Рядом со мной, на окраине Порубежки, лежал в окопчике Петька-Чех, тот самый, который пришел с венгром Иштваней.
Когда наступала короткая, как глоток, передышка, Петька глядел на меня широкими девичьими глазами и хрипло шептал:
— Переправа снова будет нашей, честное тебе чешское слово!
Петя нажимал на «чешское» потому, что было ему стыдно: как же это его земляки, парни из Праги, с его Татр и Бескид, подняли оружие против нас.
Военнопленные чехи, еще до революции рвавшиеся в бой с германцами, были обмануты: их командиры сочинили, будто мы швабские души, первые помощники захватчиков-немцев. И по всей Волге и Сибири белочехи душили Советы, а такие чехи и словаки, как Петька, дрались против них. Нам худо было, а Петьке вдвойне. В тот вечер английская пуля задела Петькино плечо. Положил он кудлатую светловолосую голову на край окопчика, наморщил лоб и спросил:
— Где, ты думаешь, сейчас наш Чапаев?
— К тебе приехал, — раздалось над самым ухом, между чирканьем английских пуль, которые посылали в нас белочехи.
Я осторожно высунулся, гляжу: к тыну прижался Тараска.
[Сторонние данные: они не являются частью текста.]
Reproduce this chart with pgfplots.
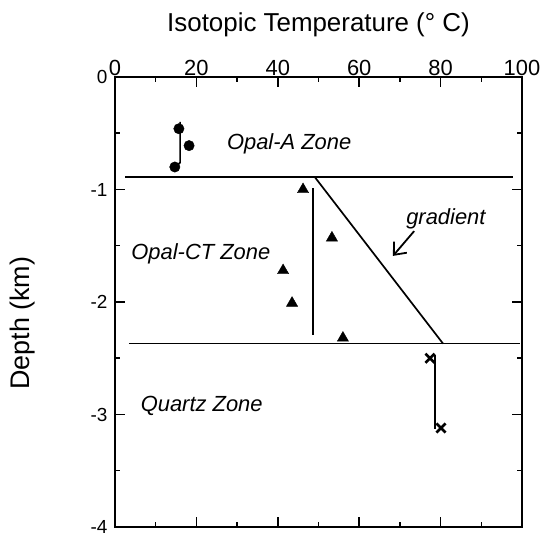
\documentclass[border=0pt]{standalone}
\usepackage{fontspec}
\setmainfont{Liberation Sans}
\usepackage{pgfplots}
\pgfplotsset{compat=1.18}
\usetikzlibrary{arrows.meta}
\begin{document}
\begin{tikzpicture}
\begin{axis}[
  scale only axis, width=407bp, height=450bp,
  xmin=0, xmax=100, ymin=-4, ymax=0,
  xtick={0,20,...,100}, minor xtick={10,30,...,90},
  ytick={-4,-3,...,0}, minor ytick={-3.5,-2.5,...,-0.5},
  tick align=inside, major tick length=10bp, minor tick length=5bp,
  xticklabel pos=upper,
  axis line style={line width=1.8bp},
  tick style={line width=1.5bp, black},
  /pgf/number format/assume math mode=true,
  xticklabel style={font=\fontsize{22}{22}\selectfont, yshift=-2bp},
  yticklabel style={font=\fontsize{19}{19}\selectfont, xshift=-4bp},
  xlabel={Isotopic Temperature (° C)},
  ylabel={Depth (km)},
  x label style={at={(axis description cs:0.5,1)}, anchor=center, yshift=52bp, font=\fontsize{26}{26}\selectfont},
  y label style={at={(axis description cs:-0.226,0.453)}, anchor=center, font=\fontsize{27}{27}\selectfont},
  clip=false,
]
\coordinate (SW) at (rel axis cs:0,0);
% zone boundaries
\addplot[black, line width=1.7bp, no marks] coordinates {(2.5,-0.89) (97.8,-0.89)};
\addplot[black, line width=1.7bp, no marks] coordinates {(3.4,-2.37) (99.5,-2.37)};
% gradient line
\addplot[black, line width=1.7bp, no marks] coordinates {(49.1,-0.89) (80.6,-2.37)};
% vertical mean line Opal-CT
\addplot[black, line width=1.7bp, no marks] coordinates {(48.6,-0.99) (48.6,-2.29)};
% Opal-A connector
\addplot[black, line width=1.7bp, no marks] coordinates {(16.0,-0.40) (16.0,-0.76) (15.0,-0.80)};
% Quartz connector
\addplot[black, line width=1.7bp, no marks] coordinates {(78.6,-2.47) (78.6,-3.13)};
% Opal-A points
\addplot[only marks, mark=*, mark size=5.2bp, black] coordinates {(15.7,-0.46) (18.2,-0.61) (14.7,-0.80)};
% Opal-CT points
\addplot[only marks, mark=triangle*, mark size=6.5bp, black] coordinates {(46.2,-1.0) (53.3,-1.43) (41.3,-1.72) (43.5,-2.01) (56.0,-2.32)};
% Quartz points
\addplot[only marks, mark=x, mark size=6.5bp, black, line width=2.6bp] coordinates {(77.4,-2.50) (80.1,-3.12)};
% labels
\node[font=\fontsize{22}{22}\selectfont\itshape] at (axis cs:42.8,-0.59) {Opal-A Zone};
\node[font=\fontsize{22}{22}\selectfont\itshape] at (axis cs:21.1,-1.57) {Opal-CT Zone};
\node[font=\fontsize{22}{22}\selectfont\itshape] at (axis cs:21.3,-2.92) {Quartz Zone};
\node[font=\fontsize{22}{22}\selectfont\itshape] at (axis cs:81.3,-1.26) {gradient};
\draw[line width=1.8bp, -{Straight Barb[length=10bp,width=17bp,line width=1.8bp]}] (axis cs:73.5,-1.37) -- (axis cs:68.3,-1.59);
\end{axis}
\pgfresetboundingbox
\path ([shift={(-115bp,-6bp)}]SW) rectangle ([shift={(427bp,527bp)}]SW);
\end{tikzpicture}
\end{document}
Глаза блестят, как у тебя, — озорные, ожидающие еще чего-то, чего никто и не ведает.
— С Чапаевым и я тут как тут, — прихвастнул братишка.
Впрочем, Тараска в самом деле был тут как тут.
Петька совсем ослабел и снова забормотал:
— Дал же я честное чешское, возьмем у них переправу.
Говорит — как шуршит, а у меня та же мысль сверлом через всю голову, будто на переправе этой замешана наша победа. Неужто отойдем от реки, неужто уступим? Ах ты, переправа!
Тарас дополз до Петьки, рванул ветхую его гимнастерку, оголил раненое плечо и, откромсав подол своей рубахи, ловко стянул рану.
А Петька, весь белее своих выгоревших кудрей, шепотком:
— Братичек, Тараска!
И каждое слово у него получается растянутое на чешский манер, длинное.
Мы вдвоем вытянули Петьку из окопа за тын, поволокли к медицинской избе. А по дороге Тарас доверил нам тайну.
Василий Иванович, через голову которого командир дивизии распорядился отходить от Порубежки, приказал нам, плясунковцам, не оставлять села и взять переправу обратно.
В избе, где Дуня, сестра, извлекла пулю из Петькиного плеча и сделала хорошую перевязку, появился Плясунков:
— Потерпите, в Николаеве мы подлечим вас.
И на просьбу Петьки отпустить его в окопчик, на передовую, ответил согласием. При этом Плясунков так сильно тряхнул своей круглой, стриженой головой, что фуражка откатилась в угол избы.
Иван Плясунков, наш командир, еще до встречи с Чапаевым правильно определил, что, если мы начнем отход, белочехи пойдут по пятам и расколошматят нас.
Теперь он объяснял нам коротко и ясно:
— Увидят спину и ударят пониже спины.
В глазах Плясункова Вспыхивали зеленые огоньки, зрачки сузились, видно было — он весь горит боем. А жарче его я не видывал человека — во все он вносил горячее упорство.
Маленькая Дуня суетилась вкруг Петьки, уговаривала отлежаться у нее, в чистой медицинской избе. Да куда там! Петька стеснялся — не мог сидеть перед ней в исподнем и все мучился, пока мы не увели его обратно, на самую передовую.
Тараска ускакал в полк к Ивану Кутякову. Чапаев велел Кутякову отказаться от лобовой атаки на белочехов; теперь должен был Кутяков пробраться через. Гусиху в тыл врага и с севера наброситься на него, а потом идти на Николаев.
Сам Василий Иванович и Плясунков только и ждали, когда Кутяков ударит по белочеху.
А пока мы не могли оторвать головы от земли-матушки. Чехи всё били в нас из своей тяжелой батареи, посылали огромные снаряды, осколки впивались в живую от людей землю. Вдруг чувствуем — захлебнулся белочех, и вовремя: уж мочи нашей не было.
Петька так тяжело дышал, что, когда замолкли орудия, слышно стало: свистит у Петьки в груди, будто тащит он на себе гаубицу в гору.
В это время, оказывается, Иван Кутяков с тыла подошел к чешской батарее и велел своим артиллеристам пройтись по ней беглым огнем. На полном галопе артиллеристы Кутякова вылетели вперед и прямой наводкой окатили картечью тяжелую батарею. Прислуга оставила орудия и бросилась к укрытию. Не давая им опомниться, с криком «ура», кутяковцы пошли в атаку и перебили артиллеристов этой самой Центральной Европы.